Loin de viser une autonomie complète, les Sami recherchent une forme d'intégration dans la société norvégienne qui soit respectueuse de leurs traditions.

En Finlande, l'année 2017 est une année fondatrice pour le peuple Same, le dernier peuple autochtone d'Europe car elle marque le centenaire du premier Congrès lapon, qui s'est tenu à Trondheim en Norvège en mars 1917. Par ailleurs, les cent ans de l'indépendance de la Finlande sont également célébrés cette année. La reconnaissance politique des Sami est récente. Datant des années 1997, elle est liée à des considérations environnementales : protéger les zones pastorales pour l'élevage de rennes menacées par la construction d'ouvrages. Sur le plan culturel, la Constitution finlandaise reconnait un droit à conserver et à développer la culture et la langue Same, sans pour autant lui octroyer le statut de langue officielle contrairement au finnois et au suédois. Un parlement local (Sámediggi) a été créé, composé de 21 membres renouvelés tous les quatre ans.

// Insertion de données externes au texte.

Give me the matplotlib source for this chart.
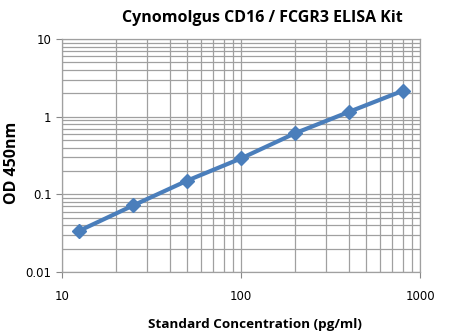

En Suède, il existe également un parlement Sami depuis 1993, comprenant 31 membres élus. Bien que privés de leurs droits fonciers la même année, une décision de la cour de justice suédoise de février 2016, accorde aux Sami le droit de chasser et pêcher sur leurs propres terres uniquement sur une partie de leur territoire, au terme d'un combat de haute lutte. Malgré le fait que l e droit international ne contraint aucunement la Suède à reconnaître l'existence de droits spéciaux pour le peuple Sami, que ces derniers soient des autochtones ou non , l'État suédois a accordé aux langues Sames e n 2000, le statut de langues minoritaires officielles.

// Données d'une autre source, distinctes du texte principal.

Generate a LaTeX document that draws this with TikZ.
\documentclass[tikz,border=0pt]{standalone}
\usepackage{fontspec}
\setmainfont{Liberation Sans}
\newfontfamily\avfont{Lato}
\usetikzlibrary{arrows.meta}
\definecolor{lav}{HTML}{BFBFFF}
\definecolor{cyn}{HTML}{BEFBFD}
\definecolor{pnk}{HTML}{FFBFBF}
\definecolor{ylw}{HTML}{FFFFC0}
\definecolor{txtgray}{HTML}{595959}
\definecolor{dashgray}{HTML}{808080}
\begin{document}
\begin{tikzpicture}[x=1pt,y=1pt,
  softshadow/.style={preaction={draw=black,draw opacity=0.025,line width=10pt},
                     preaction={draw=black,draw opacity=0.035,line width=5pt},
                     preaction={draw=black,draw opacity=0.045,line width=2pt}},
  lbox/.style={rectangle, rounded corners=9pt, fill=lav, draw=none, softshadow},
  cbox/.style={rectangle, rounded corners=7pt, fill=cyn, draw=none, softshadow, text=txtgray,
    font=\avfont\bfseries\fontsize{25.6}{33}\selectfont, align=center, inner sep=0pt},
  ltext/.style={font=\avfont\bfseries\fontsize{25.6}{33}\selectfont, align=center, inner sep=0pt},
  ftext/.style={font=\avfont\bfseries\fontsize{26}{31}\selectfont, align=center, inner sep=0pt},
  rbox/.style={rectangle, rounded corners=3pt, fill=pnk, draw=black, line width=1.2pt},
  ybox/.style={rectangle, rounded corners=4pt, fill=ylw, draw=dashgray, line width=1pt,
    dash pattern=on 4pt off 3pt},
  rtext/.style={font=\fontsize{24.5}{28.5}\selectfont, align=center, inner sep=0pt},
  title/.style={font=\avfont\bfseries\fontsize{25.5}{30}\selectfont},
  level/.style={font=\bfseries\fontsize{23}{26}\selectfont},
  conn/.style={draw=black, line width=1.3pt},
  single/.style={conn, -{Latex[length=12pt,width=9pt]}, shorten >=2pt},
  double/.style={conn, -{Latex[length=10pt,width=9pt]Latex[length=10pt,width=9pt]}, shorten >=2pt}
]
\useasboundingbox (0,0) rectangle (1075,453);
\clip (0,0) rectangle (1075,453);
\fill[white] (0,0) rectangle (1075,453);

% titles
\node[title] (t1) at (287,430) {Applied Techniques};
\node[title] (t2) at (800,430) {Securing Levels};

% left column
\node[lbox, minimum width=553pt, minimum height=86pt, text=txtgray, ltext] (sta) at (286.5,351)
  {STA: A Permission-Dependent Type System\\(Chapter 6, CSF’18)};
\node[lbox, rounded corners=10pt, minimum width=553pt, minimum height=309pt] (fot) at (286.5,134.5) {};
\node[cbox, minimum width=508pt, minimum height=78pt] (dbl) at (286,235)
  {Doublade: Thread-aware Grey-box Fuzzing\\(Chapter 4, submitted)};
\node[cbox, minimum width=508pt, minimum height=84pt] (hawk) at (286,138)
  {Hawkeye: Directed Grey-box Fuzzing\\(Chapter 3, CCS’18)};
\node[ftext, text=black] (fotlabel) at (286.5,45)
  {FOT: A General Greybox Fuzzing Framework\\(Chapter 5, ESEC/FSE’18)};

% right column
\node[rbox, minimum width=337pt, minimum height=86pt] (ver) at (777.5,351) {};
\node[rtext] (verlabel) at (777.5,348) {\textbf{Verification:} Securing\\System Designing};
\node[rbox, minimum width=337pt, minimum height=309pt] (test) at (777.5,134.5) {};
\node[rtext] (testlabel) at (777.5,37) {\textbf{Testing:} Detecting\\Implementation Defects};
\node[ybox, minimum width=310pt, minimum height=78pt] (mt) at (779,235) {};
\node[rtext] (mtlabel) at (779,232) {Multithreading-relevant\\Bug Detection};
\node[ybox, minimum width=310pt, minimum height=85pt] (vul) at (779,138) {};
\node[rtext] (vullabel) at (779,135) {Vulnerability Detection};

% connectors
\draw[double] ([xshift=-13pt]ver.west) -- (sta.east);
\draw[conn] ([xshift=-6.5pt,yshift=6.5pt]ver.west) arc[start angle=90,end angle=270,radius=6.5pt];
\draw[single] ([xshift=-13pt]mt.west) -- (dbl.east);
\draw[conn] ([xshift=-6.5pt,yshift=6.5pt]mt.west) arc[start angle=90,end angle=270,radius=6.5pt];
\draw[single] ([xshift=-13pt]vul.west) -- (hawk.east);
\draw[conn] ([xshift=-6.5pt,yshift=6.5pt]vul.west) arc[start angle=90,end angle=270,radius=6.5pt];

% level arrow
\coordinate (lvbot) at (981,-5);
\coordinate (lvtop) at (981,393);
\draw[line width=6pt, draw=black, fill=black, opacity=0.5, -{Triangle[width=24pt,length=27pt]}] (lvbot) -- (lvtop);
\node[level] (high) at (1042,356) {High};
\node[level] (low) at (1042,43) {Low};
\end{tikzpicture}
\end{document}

En Russie, le Parlement Sami de Russie fut fondé en 2000 sur le modèle des parlements Sami des pays nordiques. Il fut le fruit de la réflexion émanant du 1 er Congrès des Sami de Russie, en 2008. Au regard du faible nombre estimé de Sami Russe, la langue Same est plus particulièrement menacée de disparaître en Russie.

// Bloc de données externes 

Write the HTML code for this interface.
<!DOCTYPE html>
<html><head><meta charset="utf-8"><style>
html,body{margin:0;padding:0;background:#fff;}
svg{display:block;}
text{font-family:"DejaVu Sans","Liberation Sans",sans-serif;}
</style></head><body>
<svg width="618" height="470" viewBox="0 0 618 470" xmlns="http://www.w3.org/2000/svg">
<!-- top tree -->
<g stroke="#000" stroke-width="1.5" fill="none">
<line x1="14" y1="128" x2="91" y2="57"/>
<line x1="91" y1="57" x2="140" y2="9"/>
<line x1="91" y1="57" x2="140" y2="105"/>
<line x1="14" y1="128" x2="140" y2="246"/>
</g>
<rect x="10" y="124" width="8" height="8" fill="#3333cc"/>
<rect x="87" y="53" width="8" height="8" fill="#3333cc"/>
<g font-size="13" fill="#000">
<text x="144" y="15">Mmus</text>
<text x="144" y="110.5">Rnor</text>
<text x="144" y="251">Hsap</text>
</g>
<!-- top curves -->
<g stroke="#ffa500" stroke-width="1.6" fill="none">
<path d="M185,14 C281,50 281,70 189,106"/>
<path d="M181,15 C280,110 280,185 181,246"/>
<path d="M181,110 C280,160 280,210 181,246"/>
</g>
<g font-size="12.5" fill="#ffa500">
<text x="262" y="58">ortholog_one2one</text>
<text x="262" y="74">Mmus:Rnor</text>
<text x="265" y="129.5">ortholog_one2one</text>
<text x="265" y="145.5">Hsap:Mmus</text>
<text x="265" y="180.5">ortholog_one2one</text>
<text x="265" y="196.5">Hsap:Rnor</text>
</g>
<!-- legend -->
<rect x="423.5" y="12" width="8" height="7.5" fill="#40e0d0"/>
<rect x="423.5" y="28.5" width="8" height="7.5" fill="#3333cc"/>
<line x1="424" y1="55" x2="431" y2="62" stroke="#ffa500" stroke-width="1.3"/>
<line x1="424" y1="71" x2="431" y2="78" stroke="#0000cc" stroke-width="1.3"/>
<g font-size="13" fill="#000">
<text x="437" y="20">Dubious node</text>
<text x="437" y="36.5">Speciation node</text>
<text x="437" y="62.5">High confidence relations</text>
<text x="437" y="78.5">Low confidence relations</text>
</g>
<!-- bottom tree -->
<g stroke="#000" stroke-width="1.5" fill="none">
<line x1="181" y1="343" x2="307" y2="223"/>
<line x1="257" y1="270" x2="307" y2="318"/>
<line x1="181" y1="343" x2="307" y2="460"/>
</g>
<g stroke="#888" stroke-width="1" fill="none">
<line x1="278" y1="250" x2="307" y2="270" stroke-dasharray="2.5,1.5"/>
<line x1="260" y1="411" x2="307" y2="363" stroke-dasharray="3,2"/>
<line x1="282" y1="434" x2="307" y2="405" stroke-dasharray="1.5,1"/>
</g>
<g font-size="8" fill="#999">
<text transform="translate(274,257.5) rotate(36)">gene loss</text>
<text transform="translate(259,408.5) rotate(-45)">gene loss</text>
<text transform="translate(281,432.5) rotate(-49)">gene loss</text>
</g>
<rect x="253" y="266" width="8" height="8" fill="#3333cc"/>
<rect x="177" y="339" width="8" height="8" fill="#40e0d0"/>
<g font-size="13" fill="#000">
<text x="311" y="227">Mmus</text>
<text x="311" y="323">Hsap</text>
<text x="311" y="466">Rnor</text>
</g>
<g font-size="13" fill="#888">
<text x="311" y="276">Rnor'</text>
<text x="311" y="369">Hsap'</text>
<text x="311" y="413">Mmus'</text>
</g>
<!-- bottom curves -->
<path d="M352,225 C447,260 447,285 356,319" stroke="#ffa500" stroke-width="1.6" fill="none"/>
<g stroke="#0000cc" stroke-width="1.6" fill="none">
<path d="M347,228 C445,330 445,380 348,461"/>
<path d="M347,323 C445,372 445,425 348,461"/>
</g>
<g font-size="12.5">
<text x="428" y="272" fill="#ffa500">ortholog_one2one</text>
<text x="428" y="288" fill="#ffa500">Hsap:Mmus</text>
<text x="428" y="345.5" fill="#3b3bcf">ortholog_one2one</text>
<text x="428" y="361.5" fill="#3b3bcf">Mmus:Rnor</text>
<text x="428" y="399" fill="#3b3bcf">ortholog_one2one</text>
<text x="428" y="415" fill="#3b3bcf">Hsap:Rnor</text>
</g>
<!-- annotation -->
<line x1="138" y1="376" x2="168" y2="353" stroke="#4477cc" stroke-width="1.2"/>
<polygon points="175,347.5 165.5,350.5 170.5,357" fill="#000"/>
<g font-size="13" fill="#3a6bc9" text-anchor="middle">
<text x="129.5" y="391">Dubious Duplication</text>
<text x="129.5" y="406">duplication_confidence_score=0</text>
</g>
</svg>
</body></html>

De manière générale, il existe peu d'informations disponibles sur les Sami de Russie.

La recherche d'une unité de vues parmi les Sami des différents États est devenue essentielle afin de faire face aux nouvelles problématiques contemporaines, telles que le réchauffement climatique et le regain d'intérêt des puissances internationales et du secteur privé pour la région Arctique. Il existe plusieurs instances qui coordonnent les positions des États comme le Conseil Sami, le Conseil Parlementaire Sami, ou le Comité de langue Sami.

Par ailleurs, les mesures prises par la Norvège ont été souvent suivies de près par des initiatives similaires en Finlande et en Suède. La Norvège a notamment été la première à instaurer un Sámediggi, ce qui a entrainé  la création de Parlements Sami en Suède et en Finlande par processus d'émulation. Il convient de souligner que le Sámediggi norvégien est le plus grand des trois, par le nombre de députés et le budget, et aussi le plus puissant.

Est actuellement en projet, une convention nordique Sami concernant la Norvège, la Suède et la Finlande. Elle prévoit notamment la création d'un Conseil de coopération composé de trois ministres responsables des intérêts Sami et des Présidents des parlements Sami.

Enfin, s'agissant de l'Union européenne, les autorités Sami estiment qu'elle semble particulièrement éloignée de leurs préoccupations.

Là où la communication conjointe reste encore évasive, le Parlement prône des mesures fortes et concrètes, parmi lesquelles se distinguent :

- la demande faite à la Commission d'élaborer des mesures concrètes pour mettre en oeuvre sa politique ;

- un appel en faveur d'un plan d'action concret pour lequel « la préservation de l'écosystème vulnérable de l'Arctique devrait être le point de départ » ;

- la demande d'un moratoire sur la pêche industrielle pour les zones qui n'étaient pas concernées jusqu'alors par la pêche ;

- l'interdiction de « l'extraction pétrolière dans les eaux arctiques gelées de l'Union européenne et de l'Espace économique européen » ;

- l'interdiction du chalutage de fond dans les zones de haute mer de l'Arctique ;

- la création d'une unité au sein du SEAE pour les politiques septentrionales ;

- la création d'une représentation des peuples autochtones de l'Arctique à Bruxelles ;

- l'accroissement du financement européen de la recherche en Arctique dans le prochain cadre financier pluriannuel ;

- la coopération parlementaire, notamment avec les parlements nationaux des États membres concernés par les questions relatives à l'Arctique.

Au final, le Parlement dessine ce que devrait être l'action de l'Union, là où la Commission s'est contentée de fixer un cadre. Il élargit aussi le constat sur lequel se fonder. Il évoque l'intérêt économique de la Chine et demande que la relation avec la Russie soit intégrée dans la politique pour l'Arctique, fondée sur un dialogue lucide et sélectif.